Айдан повернул голову. Одна храбрая душа проникла сквозь стену стражи. Очень юная душа. Возраста Балдуина; возраста Тибо. По счастью, этот юноша не был похож ни на того, ни на другого. Он был турком, красивым с точки зрения своего народа, но на взгляд Айдана — пухлым и нежным; одет юноша был просто, как слуга. Но ни один слуга не был наделен столь высокомерной осанкой.
— О чем ты поешь? — повторил юноша, отчетливо и повелительно.
— Непристойности, — ответил Айдан, — вряд ли подходящие для юных ушей.
— Кто ты такой, чтобы судить об этом?
— А кто ты такой, чтобы спрашивать меня?
Узкие глаза мальчишки расширились.
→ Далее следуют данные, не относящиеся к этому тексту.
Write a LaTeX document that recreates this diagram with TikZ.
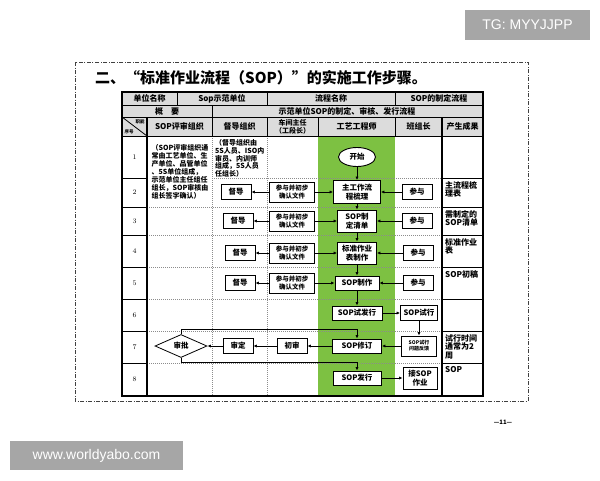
\documentclass[tikz,border=0pt]{standalone}
\usepackage{fontspec}
\newfontfamily\cjk{Noto Sans CJK SC}
\newfontfamily\markfont{Liberation Sans}
\definecolor{lanegreen}{RGB}{125, 193, 66}
\definecolor{headgray}{RGB}{220, 220, 220}
\definecolor{markgray}{RGB}{166, 166, 166}
\usetikzlibrary{shapes.geometric, arrows.meta, positioning, shadows}

\begin{document}
\begin{tikzpicture}[x=1pt, y=-1pt,
  head/.style={font=\cjk\bfseries\fontsize{8}{9}\selectfont, inner sep=0pt, align=center},
  note/.style={font=\cjk\bfseries\fontsize{7}{7.9}\selectfont, inner sep=0pt, align=left},
  result/.style={font=\cjk\bfseries\fontsize{8}{8.6}\selectfont, inner sep=0pt, align=left, anchor=north west},
  task/.style={draw, line width=0.9pt, fill=white, drop shadow={shadow xshift=0.9pt, shadow yshift=-0.9pt, fill=black!35, opacity=1}, minimum width=30pt, minimum height=15pt, inner sep=1pt, align=center, font=\cjk\bfseries\fontsize{7.5}{8.5}\selectfont},
  confirm/.style={task, minimum width=45pt, minimum height=20pt, font=\cjk\bfseries\fontsize{6.5}{7.5}\selectfont},
  work/.style={task, minimum width=47pt, minimum height=14pt, font=\cjk\bfseries\fontsize{7.5}{9}\selectfont},
  term/.style={ellipse, draw, line width=0.9pt, fill=white, minimum width=37pt, minimum height=19pt, inner sep=0pt, font=\cjk\bfseries\fontsize{7.5}{9}\selectfont},
  judge/.style={diamond, draw, line width=0.8pt, fill=white, minimum width=52pt, minimum height=23pt, inner sep=0pt, font=\cjk\bfseries\fontsize{7.5}{9}\selectfont},
  flow/.style={line width=0.8pt, -{Latex[length=3.5pt, width=3.2pt]}},
  rule/.style={line width=0.8pt},
  dots/.style={black!45, line width=0.6pt, dash pattern=on 1pt off 1pt},
  badge/.style={fill=markgray, text=white, inner sep=0pt, font=\markfont\fontsize{14}{16}\selectfont}
]
  \useasboundingbox (0,0) rectangle (600,480);

  % page frame and title
  \draw[black!75, line width=1pt, dash pattern=on 4pt off 1.5pt on 1pt off 1.5pt] (75,62) rectangle (528,401);
  \node[anchor=west, inner sep=0pt, font=\cjk\bfseries\fontsize{15}{17}\selectfont] (title) at (95,78) {二、“标准作业流程（SOP）”的实施工作步骤。};

  % table
  \fill[headgray] (122,92) rectangle (483,136);
  \fill[lanegreen] (318,136) rectangle (395,396);
  \draw[dots] (212,136) -- (212,396) (267,136) -- (267,396) (212,178) -- (442,178);
  \foreach \y in {207,235,267,299,331,363}
    \draw[dots] (147,\y) -- (442,\y);
  \foreach \y in {178,207,235,267,299,331,363}
    \draw[rule] (122,\y) -- (147,\y) (442,\y) -- (483,\y);
  \draw[rule] (122,105) -- (483,105) (122,117) -- (483,117) (122,136) -- (483,136);
  \draw[rule] (177,92) -- (177,105) (267,92) -- (267,105) (395,92) -- (395,105) (212,105) -- (212,136);
  \draw[rule] (267,117) -- (267,136) (318,117) -- (318,136) (395,117) -- (395,136);
  \draw[line width=1.1pt] (147,117) -- (147,396) (442,117) -- (442,396);
  \draw[rule] (122,117) -- (147,136);
  \draw[line width=1.4pt] (122,92) rectangle (483,396);

  \node[head] (unit) at (149.5,98.5) {单位名称};
  \node[head] (unitname) at (222,98.5) {Sop示范单位};
  \node[head] (proc) at (331,98.5) {流程名称};
  \node[head] (procname) at (439,98.5) {SOP的制定流程};
  \node[head] (brief) at (167,111) {概\quad 要};
  \node[head] (brieftext) at (347,111) {示范单位SOP的制定、审核、发行流程};
  \node[head, font=\cjk\bfseries\fontsize{4.5}{5}\selectfont] (duty) at (140,121.5) {职能};
  \node[head, font=\cjk\bfseries\fontsize{4.5}{5}\selectfont] (seq) at (129,132) {序号};
  \node[head] (review) at (179.5,126.5) {SOP评审组织};
  \node[head] (super) at (239.5,126.5) {督导组织};
  \node[head, font=\cjk\bfseries\fontsize{7}{8}\selectfont] (chief) at (292.5,126.5) {车间主任\\（工段长）};
  \node[head] (eng) at (356.5,126.5) {工艺工程师};
  \node[head] (lead) at (418.5,126.5) {班组长};
  \node[head] (out) at (462.5,126.5) {产生成果};

  \foreach \n/\y in {1/157,2/192.5,3/221,4/251,5/283,6/315,7/347,8/379.5}
    \node[font=\fontsize{7}{8}\selectfont] (n\n) at (134.5,\y) {\n};

  \node[note] (reviewnote) at (180,172) {（SOP评审组织通\\常由工艺单位、生\\产单位、品管单位\\、5S单位组成，\\示范单位主任组任\\组长，SOP审核由\\组长签字确认）};
  \node[note, anchor=north west] (supernote) at (215,139) {（督导组织由\\5S人员、ISO内\\审员、内训师\\组成，5S人员\\任组长）};

  % engineer lane
  \node[term] (start) at (357,157) {开始};
  \node[work, minimum width=47pt, minimum height=23pt] (sort) at (357,192) {主工作流\\程梳理};
  \node[work, minimum width=39pt, minimum height=22pt] (list) at (357,221) {SOP制\\定清单};
  \node[work, minimum width=39pt, minimum height=22pt] (form) at (357,253) {标准作业\\表制作};
  \node[work, minimum width=44pt] (make) at (357,283) {SOP制作};
  \node[work, minimum width=50pt] (trial) at (357,313) {SOP试发行};
  \node[work, minimum width=49pt] (revise) at (357,346) {SOP修订};
  \node[work, minimum width=48pt] (release) at (357,378) {SOP发行};

  % steps 2-5
  \node[task] (sup2) at (236,192) {督导};
  \node[confirm] (conf2) at (292,192) {参与并初步\\确认文件};
  \node[task] (crew2) at (417,192) {参与};
  \node[task] (sup3) at (238,221) {督导};
  \node[confirm] (conf3) at (292,221) {参与并初步\\确认文件};
  \node[task] (crew3) at (417,221) {参与};
  \node[task] (sup4) at (240,253) {督导};
  \node[confirm] (conf4) at (292,253) {参与并初步\\确认文件};
  \node[task] (crew4) at (418,253) {参与};
  \node[task] (sup5) at (240,283) {督导};
  \node[confirm] (conf5) at (292,283) {参与并初步\\确认文件};
  \node[task] (crew5) at (418,283) {参与};

  % steps 6-8
  \node[task, minimum width=37pt] (test) at (419,313) {SOP试行};
  \node[task, minimum width=35pt, minimum height=20pt, font=\cjk\bfseries\fontsize{5}{6}\selectfont] (issue) at (419,346) {SOP试行\\问题反馈};
  \node[task] (prelim) at (292,346) {初审};
  \node[task] (final) at (238,346) {审定};
  \node[judge] (approve) at (181,346) {审批};
  \node[task, minimum width=34pt, minimum height=22pt] (adopt) at (420,378) {接SOP\\作业};

  \node[result] (res2) at (445,181) {主流程梳\\理表};
  \node[result] (res3) at (445,210) {需制定的\\SOP清单};
  \node[result] (res4) at (445,238) {标准作业\\表};
  \node[result] (res5) at (445,270) {SOP初稿};
  \node[result] (res7) at (445,334) {试行时间\\通常为2\\周};
  \node[result] (res8) at (445,366) {SOP};

  \draw[flow] (start) -- (sort);
  \draw[flow] (sort) -- (list);
  \draw[flow] (list) -- (form);
  \draw[flow] (form) -- (make);
  \draw[flow] (make) -- (trial);
  \draw[flow] (conf2) -- (sup2);
  \draw[flow] (conf2) -- (sort);
  \draw[flow] (crew2) -- (sort);
  \draw[flow] (conf3) -- (sup3);
  \draw[flow] (conf3) -- (list);
  \draw[flow] (crew3) -- (list);
  \draw[flow] (conf4) -- (sup4);
  \draw[flow] (conf4) -- (form);
  \draw[flow] (crew4) -- (form);
  \draw[flow] (conf5) -- (sup5);
  \draw[flow] (conf5) -- (make);
  \draw[flow] (crew5) -- (make);
  \draw[flow] (trial) -- (test);
  \draw[flow] (test) -- (issue);
  \draw[flow] (issue) -- (revise);
  \draw[flow] (revise) -- (prelim);
  \draw[flow] (prelim) -- (final);
  \draw[flow] (final) -- (approve);
  \draw[flow] (approve.north) -- ++(0,-4.5) -| (revise.north);
  \draw[flow] (approve.south) -- ++(0,4) -| (release.north);
  \draw[flow] (release) -- (adopt);

  \node[font=\cjk\bfseries\fontsize{6}{7}\selectfont] (page) at (503,422) {—11—};

  % watermarks
  \node[badge, minimum width=125pt, minimum height=30pt] (tg) at (527.5,25) {TG: MYYJJPP};
  \node[badge, minimum width=173pt, minimum height=29pt] (site) at (96.5,455.5) {www.worldyabo.com};
\end{tikzpicture}
\end{document}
Было ясно, что никто доселе не осмеливался так обращаться к нему. Он отбросил за спину блестящие от масла косы.
— Я принц Исмаил. А кто ты?
— А, так ты тоже сын короля? Значит, нас здесь двое таких.
— Как можешь ты быть сыном короля?
— Так же легко, как и ты.
— Ты дерзок, — сказал принц Исмаил, словно бы для того, чтобы самому поверить в это.
— Я только возвращаю то, что дали мне. Неудачно, если ты согласен. Я полагаю, что я дурно воспитан.
— Я тоже считаю, что ты дурно воспитан, — согласился мальчик. — Почему ты не сказал мне свое имя?
— Ты не дал мне такой возможности. Мое имя — Айдан.
— Что это за имя?
Айдан рассмеялся:
— А что за имя — Исмаил? Я прибыл из Райаны, где все носят имена, подобные моему. У меня есть и другие имена, которые, быть может, понравятся тебе больше. Меня еще зовут Латан, по моему отцу, и Герейнт, в честь брата моего отца, и Михаил, поскольку я должен был носить христианское имя, и…
— Ты христианин? — Таким тоном можно было бы спросить, не рогатый ли он дьявол.
— Я еще хуже. Я франк.
Айдан и не думал, что эти глаза могут распахнуться еще шире. Они были почти круглыми, черными и блестящими, как оливки, и совершенно не испуганными.
— Франк. — Исмаил осторожно перевел дыхание. — Так вот как выглядят франки. Твои волосы не того цвета. Они должны быть желтыми.
— Райане темноволосы. Мы черные кельты, как видишь. Те, кого ты подразумевал — это действительно франки, и еще норманны. Мы же древний народ, народ, который они пытались скинуть в море.
Это не значило ничего для сельджукского принца, чьи родичи по-прежнему носились по диким просторам восточных пустынь: это они вытесняли кого-то, и не были вытесняемы никем. Он смотрел на Айдана, как смотрят на экзотического зверя в клетке, и восхищенно вздыхал. Он явно долгое время не получал такого развлечения.
— Теперь я понимаю, почему у тебя нет хороших манер. Ты просто не знаешь ничего. Тебе следует научиться, если ты хочешь, чтобы твоя шкура оставалась целой. Мой атабек очень строг.
— Быть может, он делает исключение для принцев.
— Но понимаешь, ты ведь не настоящий принц. Настоящие принцы цивилизованы.
— Правда? — переспросил Айдан. — Это значит быть цивилизованным? Оскорблять чужестранцев?
— Я думаю, ты безумен, — произнес Исмаил, как будто это объясняло все.
— Спасибо, — отозвался Айдан.
— Безумец, — повторил Исмаил и подался ближе. — Почему у тебя такие глаза?
Айдан бессознательно маскировал их; но теперь по своей воле широко открыл и улыбнулся:
— Я с такими родился.
— Ты человек?
— Нет.
Исмаил кивнул, как будто он ожидал этого. Айдан был уверен в этом. Мальчишка был простодушен. Не идиот, конечно, и не тупоумный, но в чем-то развитый не в должной мере. Его научили, когда надо быть осторожным, но по нему это не было заметно. Он рассматривал Айдана с открытым и бесстрашным восхищением.